> _Short task_:
Go through the listing and return every line with "matplotlib" in it.

> _Input records_:
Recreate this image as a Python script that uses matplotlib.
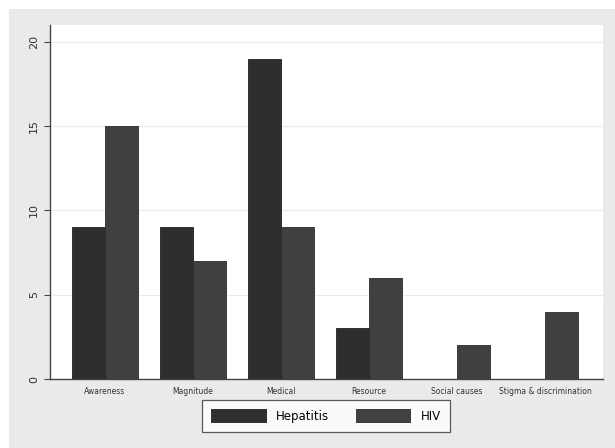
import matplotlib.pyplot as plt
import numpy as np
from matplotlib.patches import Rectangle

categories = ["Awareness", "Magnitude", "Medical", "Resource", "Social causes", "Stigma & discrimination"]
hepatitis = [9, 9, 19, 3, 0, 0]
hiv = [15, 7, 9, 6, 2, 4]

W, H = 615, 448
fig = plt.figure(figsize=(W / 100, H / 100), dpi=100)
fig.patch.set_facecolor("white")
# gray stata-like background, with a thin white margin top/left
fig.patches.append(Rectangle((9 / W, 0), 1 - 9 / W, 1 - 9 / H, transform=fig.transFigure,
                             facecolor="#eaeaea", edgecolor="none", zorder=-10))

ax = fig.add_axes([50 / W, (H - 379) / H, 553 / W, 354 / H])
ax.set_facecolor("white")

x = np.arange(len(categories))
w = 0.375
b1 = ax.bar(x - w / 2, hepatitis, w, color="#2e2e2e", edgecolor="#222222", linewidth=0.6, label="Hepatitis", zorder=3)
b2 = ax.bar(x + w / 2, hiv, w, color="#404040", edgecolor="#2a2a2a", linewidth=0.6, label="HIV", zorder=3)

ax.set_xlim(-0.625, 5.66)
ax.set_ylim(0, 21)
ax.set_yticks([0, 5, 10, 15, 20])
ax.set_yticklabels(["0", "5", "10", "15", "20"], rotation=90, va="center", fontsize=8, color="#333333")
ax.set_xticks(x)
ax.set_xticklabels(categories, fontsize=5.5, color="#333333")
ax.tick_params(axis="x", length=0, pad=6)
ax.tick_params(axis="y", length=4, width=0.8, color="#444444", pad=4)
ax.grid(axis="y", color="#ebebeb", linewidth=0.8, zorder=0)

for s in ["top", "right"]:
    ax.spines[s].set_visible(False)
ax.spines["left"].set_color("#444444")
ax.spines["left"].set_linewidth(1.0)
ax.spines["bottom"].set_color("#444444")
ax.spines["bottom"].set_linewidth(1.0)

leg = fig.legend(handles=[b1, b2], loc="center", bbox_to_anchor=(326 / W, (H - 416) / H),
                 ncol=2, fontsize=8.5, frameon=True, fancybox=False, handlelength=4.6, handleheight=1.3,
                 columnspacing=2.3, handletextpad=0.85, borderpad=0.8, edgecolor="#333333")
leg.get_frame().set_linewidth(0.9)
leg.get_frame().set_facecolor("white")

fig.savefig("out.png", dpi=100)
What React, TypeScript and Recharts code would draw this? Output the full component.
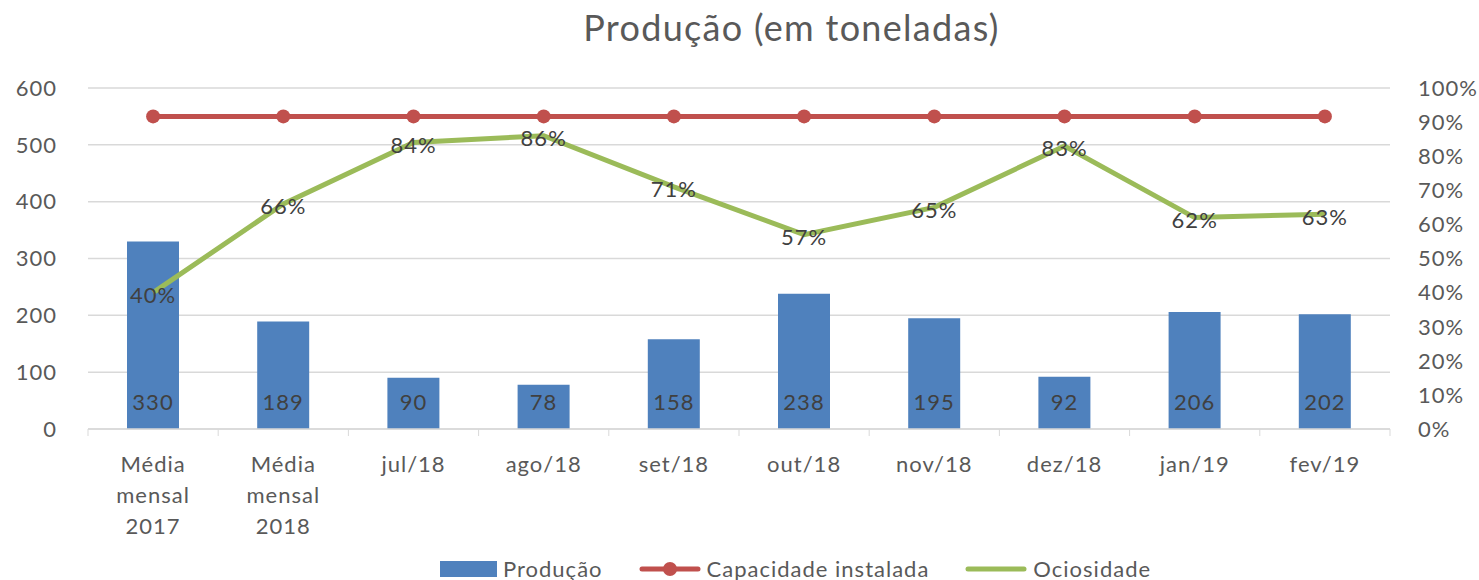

> _Task solution_:
Recreate this image as a Python script that uses matplotlib.
import matplotlib.pyplot as plt
from matplotlib.patches import Rectangle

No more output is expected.